## begin Given data

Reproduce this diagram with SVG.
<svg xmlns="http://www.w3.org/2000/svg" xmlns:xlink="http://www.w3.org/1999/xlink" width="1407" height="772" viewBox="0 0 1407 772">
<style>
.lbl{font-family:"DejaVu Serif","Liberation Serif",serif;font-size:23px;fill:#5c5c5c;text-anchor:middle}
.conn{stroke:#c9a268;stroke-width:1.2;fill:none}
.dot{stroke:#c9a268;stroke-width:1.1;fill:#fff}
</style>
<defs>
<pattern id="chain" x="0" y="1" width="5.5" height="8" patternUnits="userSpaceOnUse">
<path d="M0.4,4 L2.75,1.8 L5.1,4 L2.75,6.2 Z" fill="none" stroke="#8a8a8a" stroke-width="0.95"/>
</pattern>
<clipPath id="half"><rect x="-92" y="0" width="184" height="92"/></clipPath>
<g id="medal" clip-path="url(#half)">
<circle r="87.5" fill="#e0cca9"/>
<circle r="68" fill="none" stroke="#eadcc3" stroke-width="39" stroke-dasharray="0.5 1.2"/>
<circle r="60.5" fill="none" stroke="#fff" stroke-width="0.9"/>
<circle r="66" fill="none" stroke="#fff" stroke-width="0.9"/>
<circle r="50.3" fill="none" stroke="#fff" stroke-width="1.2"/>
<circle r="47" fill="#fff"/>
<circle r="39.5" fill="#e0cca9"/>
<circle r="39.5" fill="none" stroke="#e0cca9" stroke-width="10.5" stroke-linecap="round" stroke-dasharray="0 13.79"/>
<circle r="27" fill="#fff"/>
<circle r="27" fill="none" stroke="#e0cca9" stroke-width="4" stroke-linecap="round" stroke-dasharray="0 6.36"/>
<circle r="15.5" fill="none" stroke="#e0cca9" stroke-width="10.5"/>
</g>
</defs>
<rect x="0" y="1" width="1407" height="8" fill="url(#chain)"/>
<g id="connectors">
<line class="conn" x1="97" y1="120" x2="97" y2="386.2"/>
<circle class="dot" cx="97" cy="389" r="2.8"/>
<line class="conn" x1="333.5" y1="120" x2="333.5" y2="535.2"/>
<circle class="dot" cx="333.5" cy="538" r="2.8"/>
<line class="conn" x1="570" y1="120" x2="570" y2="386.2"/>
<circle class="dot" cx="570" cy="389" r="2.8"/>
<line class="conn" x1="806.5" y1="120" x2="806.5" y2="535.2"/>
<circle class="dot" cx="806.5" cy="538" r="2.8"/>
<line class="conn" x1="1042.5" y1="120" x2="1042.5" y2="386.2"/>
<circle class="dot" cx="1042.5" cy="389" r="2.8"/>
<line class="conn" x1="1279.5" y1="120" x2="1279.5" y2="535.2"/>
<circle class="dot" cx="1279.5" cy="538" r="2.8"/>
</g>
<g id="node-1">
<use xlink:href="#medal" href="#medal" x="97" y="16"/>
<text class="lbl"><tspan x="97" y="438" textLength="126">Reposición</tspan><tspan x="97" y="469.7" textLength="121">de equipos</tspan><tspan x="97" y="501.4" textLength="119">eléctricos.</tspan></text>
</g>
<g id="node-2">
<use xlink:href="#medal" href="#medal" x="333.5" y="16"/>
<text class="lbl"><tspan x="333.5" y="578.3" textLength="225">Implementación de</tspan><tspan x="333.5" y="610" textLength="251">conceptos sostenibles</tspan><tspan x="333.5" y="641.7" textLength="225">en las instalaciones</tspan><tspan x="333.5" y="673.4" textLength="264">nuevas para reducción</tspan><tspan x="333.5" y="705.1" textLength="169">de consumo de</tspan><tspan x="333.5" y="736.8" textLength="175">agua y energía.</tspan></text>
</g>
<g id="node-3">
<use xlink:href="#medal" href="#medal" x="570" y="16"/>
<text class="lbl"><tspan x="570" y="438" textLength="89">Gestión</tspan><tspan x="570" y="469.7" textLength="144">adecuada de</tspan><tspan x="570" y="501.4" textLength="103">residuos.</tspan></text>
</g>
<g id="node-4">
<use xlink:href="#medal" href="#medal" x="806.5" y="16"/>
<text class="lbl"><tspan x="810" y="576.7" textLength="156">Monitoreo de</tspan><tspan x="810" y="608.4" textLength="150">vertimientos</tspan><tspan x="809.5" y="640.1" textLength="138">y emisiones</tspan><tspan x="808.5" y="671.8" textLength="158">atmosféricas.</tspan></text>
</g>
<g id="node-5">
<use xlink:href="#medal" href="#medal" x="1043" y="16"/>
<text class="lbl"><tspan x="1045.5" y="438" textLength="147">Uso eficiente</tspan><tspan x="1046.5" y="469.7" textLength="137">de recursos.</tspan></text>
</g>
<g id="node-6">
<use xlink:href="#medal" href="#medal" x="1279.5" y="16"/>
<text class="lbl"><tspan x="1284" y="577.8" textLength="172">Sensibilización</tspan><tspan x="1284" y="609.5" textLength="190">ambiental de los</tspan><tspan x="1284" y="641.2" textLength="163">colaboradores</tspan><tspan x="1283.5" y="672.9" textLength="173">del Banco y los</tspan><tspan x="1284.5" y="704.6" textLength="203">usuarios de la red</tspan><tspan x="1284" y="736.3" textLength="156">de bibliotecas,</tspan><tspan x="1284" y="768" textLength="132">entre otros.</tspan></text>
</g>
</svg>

## end Given data

▶ [Task to complete] Copy out the whole listing exactly.

▶ [The solution]
Reproduce this diagram with SVG.
<svg xmlns="http://www.w3.org/2000/svg" xmlns:xlink="http://www.w3.org/1999/xlink" width="1407" height="772" viewBox="0 0 1407 772">
<style>
.lbl{font-family:"DejaVu Serif","Liberation Serif",serif;font-size:23px;fill:#5c5c5c;text-anchor:middle}
.conn{stroke:#c9a268;stroke-width:1.2;fill:none}
.dot{stroke:#c9a268;stroke-width:1.1;fill:#fff}
</style>
<defs>
<pattern id="chain" x="0" y="1" width="5.5" height="8" patternUnits="userSpaceOnUse">
<path d="M0.4,4 L2.75,1.8 L5.1,4 L2.75,6.2 Z" fill="none" stroke="#8a8a8a" stroke-width="0.95"/>
</pattern>
<clipPath id="half"><rect x="-92" y="0" width="184" height="92"/></clipPath>
<g id="medal" clip-path="url(#half)">
<circle r="87.5" fill="#e0cca9"/>
<circle r="68" fill="none" stroke="#eadcc3" stroke-width="39" stroke-dasharray="0.5 1.2"/>
<circle r="60.5" fill="none" stroke="#fff" stroke-width="0.9"/>
<circle r="66" fill="none" stroke="#fff" stroke-width="0.9"/>
<circle r="50.3" fill="none" stroke="#fff" stroke-width="1.2"/>
<circle r="47" fill="#fff"/>
<circle r="39.5" fill="#e0cca9"/>
<circle r="39.5" fill="none" stroke="#e0cca9" stroke-width="10.5" stroke-linecap="round" stroke-dasharray="0 13.79"/>
<circle r="27" fill="#fff"/>
<circle r="27" fill="none" stroke="#e0cca9" stroke-width="4" stroke-linecap="round" stroke-dasharray="0 6.36"/>
<circle r="15.5" fill="none" stroke="#e0cca9" stroke-width="10.5"/>
</g>
</defs>
<rect x="0" y="1" width="1407" height="8" fill="url(#chain)"/>
<g id="connectors">
<line class="conn" x1="97" y1="120" x2="97" y2="386.2"/>
<circle class="dot" cx="97" cy="389" r="2.8"/>
<line class="conn" x1="333.5" y1="120" x2="333.5" y2="535.2"/>
<circle class="dot" cx="333.5" cy="538" r="2.8"/>
<line class="conn" x1="570" y1="120" x2="570" y2="386.2"/>
<circle class="dot" cx="570" cy="389" r="2.8"/>
<line class="conn" x1="806.5" y1="120" x2="806.5" y2="535.2"/>
<circle class="dot" cx="806.5" cy="538" r="2.8"/>
<line class="conn" x1="1042.5" y1="120" x2="1042.5" y2="386.2"/>
<circle class="dot" cx="1042.5" cy="389" r="2.8"/>
<line class="conn" x1="1279.5" y1="120" x2="1279.5" y2="535.2"/>
<circle class="dot" cx="1279.5" cy="538" r="2.8"/>
</g>
<g id="node-1">
<use xlink:href="#medal" href="#medal" x="97" y="16"/>
<text class="lbl"><tspan x="97" y="438" textLength="126">Reposición</tspan><tspan x="97" y="469.7" textLength="121">de equipos</tspan><tspan x="97" y="501.4" textLength="119">eléctricos.</tspan></text>
</g>
<g id="node-2">
<use xlink:href="#medal" href="#medal" x="333.5" y="16"/>
<text class="lbl"><tspan x="333.5" y="578.3" textLength="225">Implementación de</tspan><tspan x="333.5" y="610" textLength="251">conceptos sostenibles</tspan><tspan x="333.5" y="641.7" textLength="225">en las instalaciones</tspan><tspan x="333.5" y="673.4" textLength="264">nuevas para reducción</tspan><tspan x="333.5" y="705.1" textLength="169">de consumo de</tspan><tspan x="333.5" y="736.8" textLength="175">agua y energía.</tspan></text>
</g>
<g id="node-3">
<use xlink:href="#medal" href="#medal" x="570" y="16"/>
<text class="lbl"><tspan x="570" y="438" textLength="89">Gestión</tspan><tspan x="570" y="469.7" textLength="144">adecuada de</tspan><tspan x="570" y="501.4" textLength="103">residuos.</tspan></text>
</g>
<g id="node-4">
<use xlink:href="#medal" href="#medal" x="806.5" y="16"/>
<text class="lbl"><tspan x="810" y="576.7" textLength="156">Monitoreo de</tspan><tspan x="810" y="608.4" textLength="150">vertimientos</tspan><tspan x="809.5" y="640.1" textLength="138">y emisiones</tspan><tspan x="808.5" y="671.8" textLength="158">atmosféricas.</tspan></text>
</g>
<g id="node-5">
<use xlink:href="#medal" href="#medal" x="1043" y="16"/>
<text class="lbl"><tspan x="1045.5" y="438" textLength="147">Uso eficiente</tspan><tspan x="1046.5" y="469.7" textLength="137">de recursos.</tspan></text>
</g>
<g id="node-6">
<use xlink:href="#medal" href="#medal" x="1279.5" y="16"/>
<text class="lbl"><tspan x="1284" y="577.8" textLength="172">Sensibilización</tspan><tspan x="1284" y="609.5" textLength="190">ambiental de los</tspan><tspan x="1284" y="641.2" textLength="163">colaboradores</tspan><tspan x="1283.5" y="672.9" textLength="173">del Banco y los</tspan><tspan x="1284.5" y="704.6" textLength="203">usuarios de la red</tspan><tspan x="1284" y="736.3" textLength="156">de bibliotecas,</tspan><tspan x="1284" y="768" textLength="132">entre otros.</tspan></text>
</g>
</svg>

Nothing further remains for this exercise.